Frequently Asked Questions
Can I sell private company shares before an IPO?
Often, yes, but only if the company documents and processes allow it. Most transactions still require company approval, and many are subject to ROFR or other transfer restrictions.
What is the difference between a tender offer and a direct secondary sale?
A tender offer is company coordinated, with set pricing and eligibility rules. A direct secondary sale is negotiated independently and usually involves more friction, less certainty, and more dependence on company approval.
Can I use the pre-IPO secondary market to sell startup equity before IPO?
Sometimes, especially if the company is well known and buyers are active. But a marketplace does not create automatic liquidity, and many transactions still depend on the company’s approval and the buyer’s accredited investor status.

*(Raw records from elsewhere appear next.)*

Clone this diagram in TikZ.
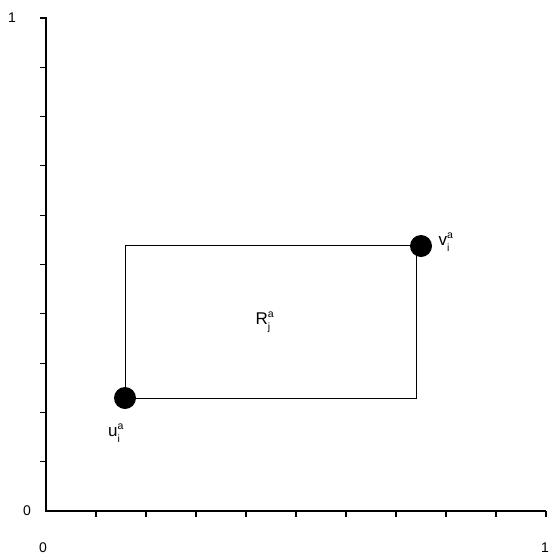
\documentclass[tikz,border=0pt]{standalone}
\usepackage{fontspec}
\setmainfont{Liberation Sans}
\newcommand{\supsubx}[2]{\rlap{\raisebox{0.85ex}{\fontsize{10.5}{10.5}\selectfont #1}}\raisebox{-0.6ex}{\fontsize{10.5}{10.5}\selectfont #2}}
\begin{document}
\begin{tikzpicture}[x=1pt,y=-1pt,
  axis/.style={line width=1.4pt},
  tick/.style={line width=1.1pt},
  box/.style={line width=0.8pt},
  dotpt/.style={circle,fill=black,inner sep=0pt,minimum size=22pt},
  num/.style={font=\fontsize{14}{14}\selectfont,inner sep=0pt},
  lab/.style={font=\fontsize{17}{17}\selectfont,inner sep=0pt}]
\useasboundingbox (0,0) rectangle (549,557);
\coordinate (O) at (46,511);
\coordinate (Ytop) at (46,18);
\coordinate (Xend) at (546,511);
\draw[axis] (40,18) -- (Ytop) -- (O) -- (Xend);
\foreach \k in {1,...,9} {
  \draw[tick] (40,{511-49.3*\k}) -- (46,{511-49.3*\k});
  \draw[tick] ({46+50*\k},511) -- ({46+50*\k},517);
}
\draw[tick] (546,511) -- (546,517);
\node[num] (y1) at (12,18) {1};
\node[num] (y0) at (27,511) {0};
\node[num] (x0) at (43,548) {0};
\node[num] (x1) at (545,548) {1};
\coordinate (BL) at (125,398);
\coordinate (TR) at (416,245);
\draw[box] (BL) rectangle (TR);
\node[dotpt] (u) at (125,398) {};
\node[dotpt] (v) at (421,246) {};
\node[lab] (R) at (263,322) {R\supsubx{a}{j}};
\node[lab] (ul) at (114,433) {u\supsubx{a}{i}};
\node[lab] (vl) at (444,242) {v\supsubx{a}{i}};
\end{tikzpicture}
\end{document}
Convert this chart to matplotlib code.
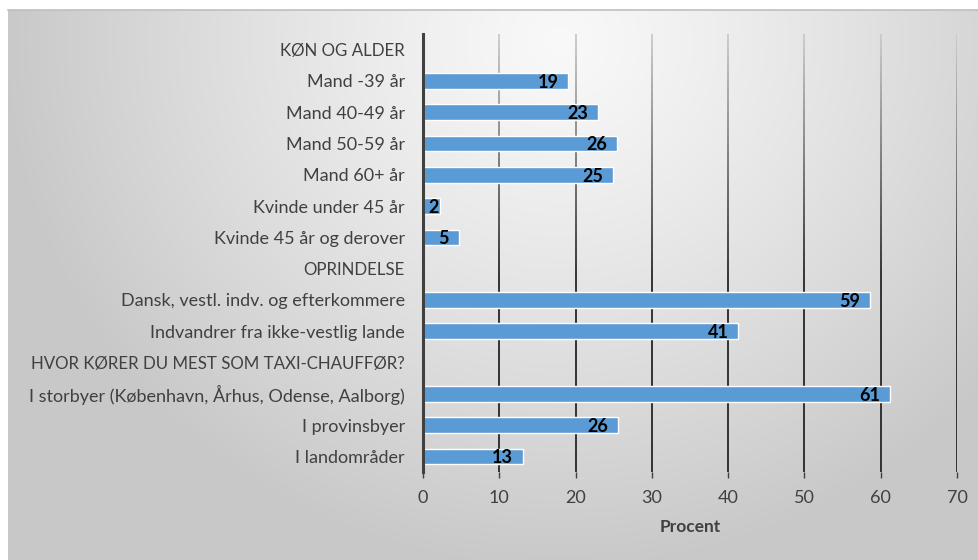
import numpy as np
import matplotlib
matplotlib.use("Agg")
import matplotlib.pyplot as plt
from matplotlib.collections import LineCollection

categories = [
    "KØN OG ALDER",
    "Mand -39 år",
    "Mand 40-49 år",
    "Mand 50-59 år",
    "Mand 60+ år",
    "Kvinde under 45 år",
    "Kvinde 45 år og derover",
    "OPRINDELSE",
    "Dansk, vestl. indv. og efterkommere",
    "Indvandrer fra ikke-vestlig lande",
    "HVOR KØRER DU MEST SOM TAXI-CHAUFFØR?",
    "I storbyer (København, Århus, Odense, Aalborg)",
    "I provinsbyer",
    "I landområder",
]
values = [np.nan, 19.0, 23.0, 25.4, 24.9, 2.2, 4.7, np.nan, 58.6, 41.3, np.nan, 61.2, 25.6, 13.1]
labels = ["", "19", "23", "26", "25", "2", "5", "", "59", "41", "", "61", "26", "13"]
xticks = [0, 10, 20, 30, 40, 50, 60, 70]
xlabel = "Procent"

FONT = ["Lato", "DejaVu Sans"]
W, H = 979, 560
fig = plt.figure(figsize=(W / 100, H / 100), dpi=100)
fig.patch.set_facecolor("white")

# background gradient panel
bx0, by_top = 8, 10
bg = fig.add_axes([bx0 / W, 0, 1 - bx0 / W, (H - by_top) / H])
gx, gy = np.meshgrid(np.linspace(bx0, W, 400), np.linspace(by_top, H, 240))
d = np.hypot(gx - 560, (gy - 40) * 1.05)
g = 0.975 - 0.19 * np.clip(d / 560, 0, 1) ** 1.2
g = np.clip(g, 0.78, 1)
img = np.dstack([g, g, g])
bg.imshow(img, extent=[0, 1, 0, 1], aspect="auto", origin="upper")
bg.axis("off")
fig.add_artist(plt.Line2D([bx0 / W, 1], [1 - by_top / H, 1 - by_top / H],
                          color="#bfbfbf", lw=1.2, transform=fig.transFigure))

ax = fig.add_axes([423 / W, 1 - 472 / H, (957 - 423) / W, (472 - 34) / H])
ax.patch.set_alpha(0)

n = len(categories)
y = np.arange(n)
vals = np.array(values, dtype=float)
ax.barh(y, np.nan_to_num(vals), height=0.5, color="#5B9BD5", edgecolor="white", linewidth=1.0, zorder=3)

ax.set_ylim(n - 0.5, -0.5)
ax.set_xlim(0, 70)
ax.set_yticks(y)
ax.set_yticklabels(categories, fontsize=13, color="#404040", family=FONT)
for tl in ax.get_yticklabels():
    if tl.get_text().isupper():
        tl.set_fontsize(12.2)
ax.tick_params(axis="y", length=0, pad=13)
ax.set_xticks(xticks)
ax.set_xticklabels([str(t) for t in xticks], fontsize=13, color="#404040", family=FONT)
ax.tick_params(axis="x", length=4, width=1.0, color="#404040", pad=9)
ax.set_xlabel(xlabel, fontsize=12.5, fontweight="bold", color="#404040", family=FONT, labelpad=9)

for s in ["top", "right", "bottom"]:
    ax.spines[s].set_visible(False)
ax.spines["left"].set_color("#404040")
ax.spines["left"].set_linewidth(2.2)
ax.spines["left"].set_zorder(5)

# gradient gridlines
tr = ax.get_xaxis_transform()
nseg = 60
ys = np.linspace(0, 1, nseg + 1)
for t in xticks[1:]:
    segs = [[(t, ys[i]), (t, ys[i + 1])] for i in range(nseg)]
    mid = (ys[:-1] + ys[1:]) / 2
    c = np.clip(0.15 + (mid - 0.45) / 0.55 * 0.65, 0.15, 0.8)
    cols = [(v, v, v) for v in c]
    lc = LineCollection(segs, colors=cols, linewidths=1.3, transform=tr, zorder=1)
    ax.add_collection(lc)

for yi, v, lab in zip(y, vals, labels):
    if np.isnan(v) or not lab:
        continue
    xpos = max(v, 3.4)
    ax.annotate(lab, (xpos, yi), xytext=(-7, -1), textcoords="offset points",
                ha="right", va="center", fontsize=13, fontweight="bold", color="black",
                family=FONT, zorder=6)

fig.savefig("out.png", dpi=100)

What if I need cash mainly to exercise options?
Then the best path may not be an immediate sale. It may be an early exercise, a tender-offer participation decision, or a financing structure that funds the exercise while you preserve some upside.
Do taxes matter even if I only sell a small portion?
Yes. A small sale can still trigger meaningful capital gains, ordinary income issues, AMT considerations, or lost QSBS opportunities.
Should I sell everything once I get a chance?
Usually not. For many shareholders, the best answer is a partial sale that reduces concentration and solves a real cash need while preserving meaningful upside.
Conclusion
Pre IPO liquidity is no longer a niche topic for venture insiders. It has become a practical planning question for founders, executives, early employees, and investors whose wealth sits in private company shares for longer than it once did. The tools are real, but so are the tradeoffs.
The best decision is rarely the one that maximizes a headline price in isolation. It is the one that fits the tax facts, the concentration risk, the company rules, and the life problem you are actually trying to solve. People usually get into trouble here when they make a rushed decision with scattered information, not when they take the time to understand what they own and what each path really costs.